The second was aerobic exercise. In her 70s, she would do intense aerobic exercise to a level that would drop most twenty-year-old athletes. If she did enough exercise her body would generate enough endorphins to kill the pain and allow her to sleep. But, obviously, aerobic exercise is a limited solution, particularly for a woman in her 70s.
The third thing that gave her pain relief was marijuana. She reported that it was the only treatment she ever had that COMPLETELY eliminated the pain. She said that she found it quite strange because some of the other medicines would reduce the pain to the point where it was bearable for a while, but none had ever just completely erased the pain as if it had never been there in the first place. After she reported that, I ran across some medical research which may have explained it. Marijuana contains at least one chemical that acts as a pain killer at the spinal level, not the brain level. Thus, it can kill pain for some people without the same risk of addiction that one would have from opioids.

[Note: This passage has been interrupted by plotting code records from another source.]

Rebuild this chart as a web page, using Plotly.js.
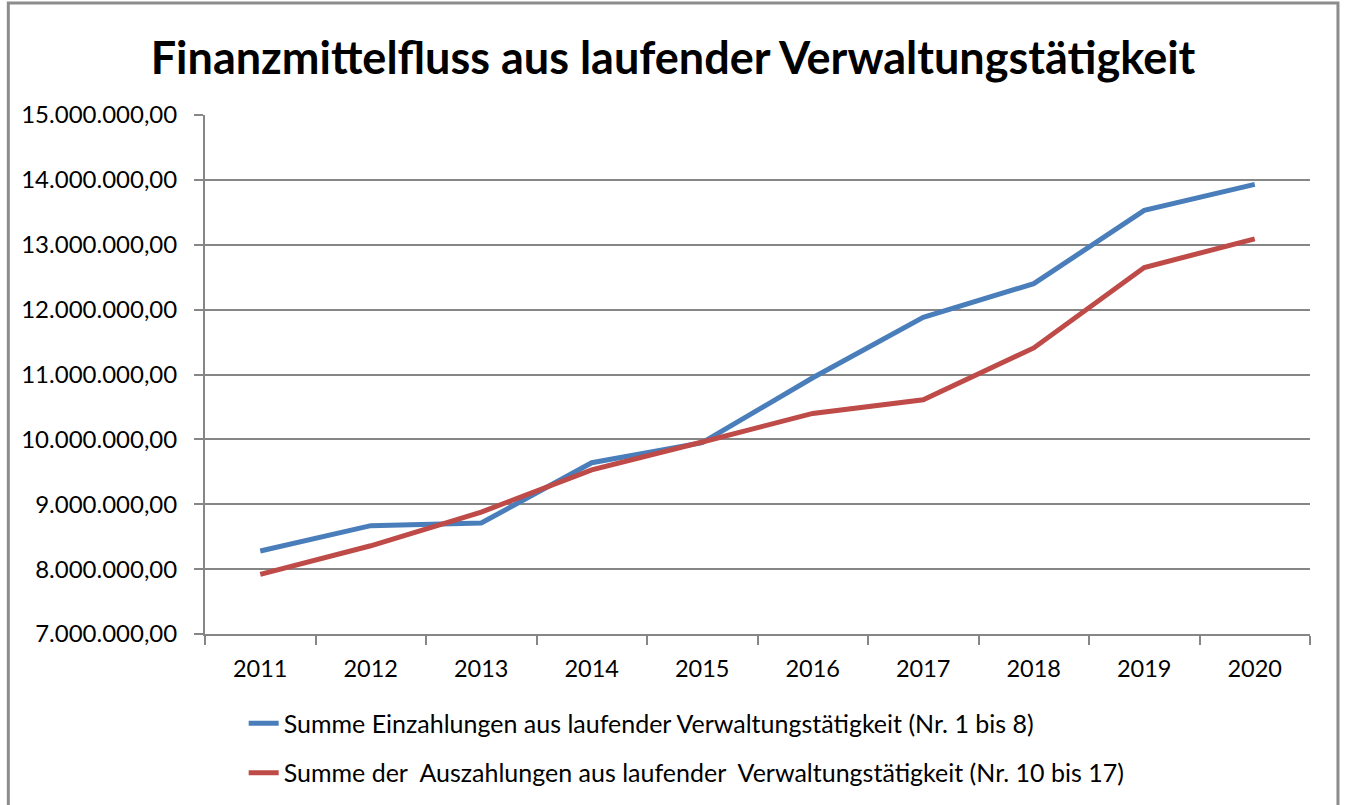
<!DOCTYPE html>
<html>
<head>
<meta charset="utf-8">
<script src="https://cdn.plot.ly/plotly-3.0.1.min.js"></script>
<style>html,body{margin:0;padding:0;background:#fff;}#chart{width:1346px;height:805px;}</style>
</head>
<body>
<div id="chart"></div>
<script>
const years = ['2011','2012','2013','2014','2015','2016','2017','2018','2019','2020'];
const einzahlungen = [8280000, 8670000, 8710000, 9640000, 9950000, 10950000, 11880000, 12400000, 13530000, 13930000];
const auszahlungen = [7920000, 8360000, 8880000, 9530000, 9960000, 10400000, 10610000, 11410000, 12650000, 13090000];
const nameEin = 'Summe Einzahlungen aus laufender Verwaltungstätigkeit (Nr. 1 bis 8)';
const nameAus = 'Summe der&nbsp; Auszahlungen aus laufender&nbsp; Verwaltungstätigkeit (Nr. 10 bis 17)';
const titleText = 'Finanzmittelfluss aus laufender Verwaltungstätigkeit';

const font = 'Lato, "Noto Sans", sans-serif';
const traces = [
  {x: years, y: einzahlungen, type: 'scatter', mode: 'lines', name: nameEin, legendgroup: 'a',
   line: {color: '#4A7EBB', width: 5}},
  {x: years, y: auszahlungen, type: 'scatter', mode: 'lines', name: nameAus, legendgroup: 'b',
   line: {color: '#BE4B48', width: 5}}
];
const layout = {
  width: 1346, height: 805,
  margin: {l: 205, r: 36, t: 115, b: 171, autoexpand: false},
  separators: ',.',
  paper_bgcolor: '#fff', plot_bgcolor: '#fff',
  font: {family: font, color: '#000', size: 24},
  title: {text: titleText, font: {family: font, size: 45, color: '#000', weight: 'bold'},
          x: 0.5, xanchor: 'center', y: 1 - 58/805, yanchor: 'middle'},
  xaxis: {type: 'category', range: [-0.5, 9.5], tickson: 'boundaries', ticks: 'outside', ticklen: 9,
          tickcolor: '#868686', tickwidth: 2, showline: true, linecolor: '#868686', linewidth: 2,
          showgrid: false, zeroline: false, tickfont: {size: 23.5}, ticklabelstandoff: 13, tickangle: 0},
  yaxis: {range: [7000000, 15000000], dtick: 1000000, tick0: 7000000, tickformat: ',.2f',
          ticks: 'outside', ticklen: 9, tickcolor: '#868686', tickwidth: 2,
          showline: true, linecolor: '#868686', linewidth: 2,
          showgrid: true, gridcolor: '#868686', gridwidth: 2, zeroline: false,
          tickfont: {size: 24}, ticklabelstandoff: 12},
  showlegend: true,
  legend: {orientation: 'v', x: 0.035, xanchor: 'left', y: -0.128, yanchor: 'top',
           tracegroupgap: 14, traceorder: 'grouped', font: {size: 25}, bgcolor: 'rgba(0,0,0,0)'},
  shapes: [{type: 'rect', xref: 'paper', yref: 'paper', x0: -0.178, x1: 1.0253, y0: -0.4, y1: 1.2158,
            line: {color: '#8c8c8c', width: 3}, layer: 'below'}]
};
Plotly.newPlot('chart', traces, layout, {displayModeBar: false, staticPlot: true});
</script>
</body>
</html>
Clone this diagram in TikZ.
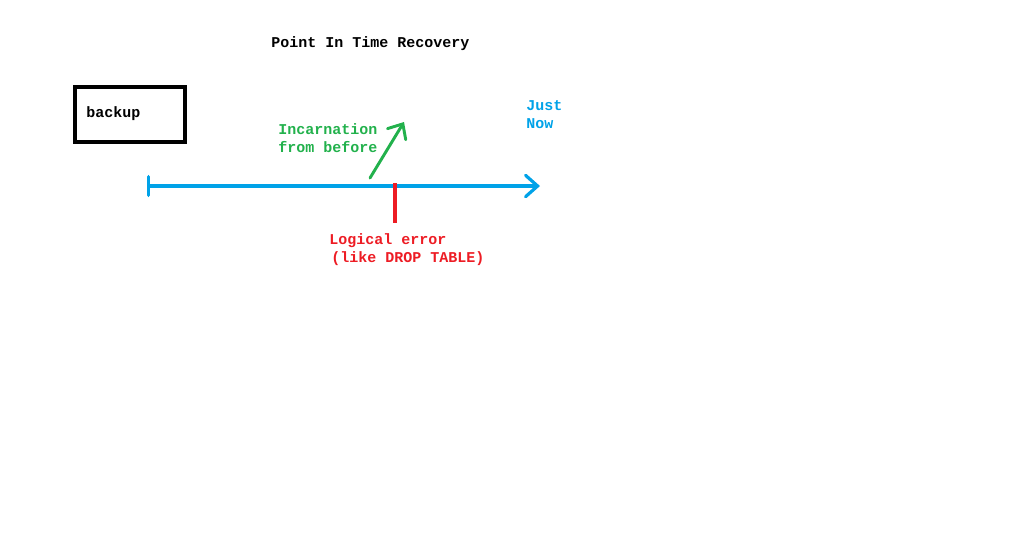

She eventually decided that she didn't want to take marijuana for her own reasons. She didn't like the taste of it, and couldn't find any way that she could take it that completely eliminated the taste. Also, she didn't like the "high". As I mentioned above, she really didn't like any alteration of her normal mental state and never did get used to the mental effects of it. With every medicinal drug, there is a list of benefits and drawbacks that every patient has to judge for their own situation. However, to the end of her life, she did remain convinced from her own experience that marijuana was nothing less than a medical miracle for at least some people. She did wish that the US Government would allow proper research into marijuana so perhaps the compounds that eliminated her pain could be isolated and made into a medicine that might relieve the pain without producing the "high" that she did not like.
But whether anyone agrees with the medical value of marijuana, I have always felt that there is a larger point. Let's suppose that some of these sick people were growing tobacco in their own backyards because they thought that tobacco cigars made them feel better. We all know, of course, that tobacco is not a medicine and, in fact, can be quite harmful. Would anyone seriously suggest that the best way to protect those sick people would be to arrest them, seize their property, and put them through an expensive prosecution? Clearly not.
The larger point is that it doesn't make any medical or moral sense to punish sick people for trying to relieve their own suffering -- even if you disagree with their choice of medicine. They may not be doing what you or I would do in their situation, but for God's sake just leave them alone and let them deal with their suffering the best way they can.
Thanks for your continuing work to bring rationality to our drug laws. I have always firmly believed that one day most of the people in this country will see our drug laws for the insanity that they are and that we will win the fight for reform.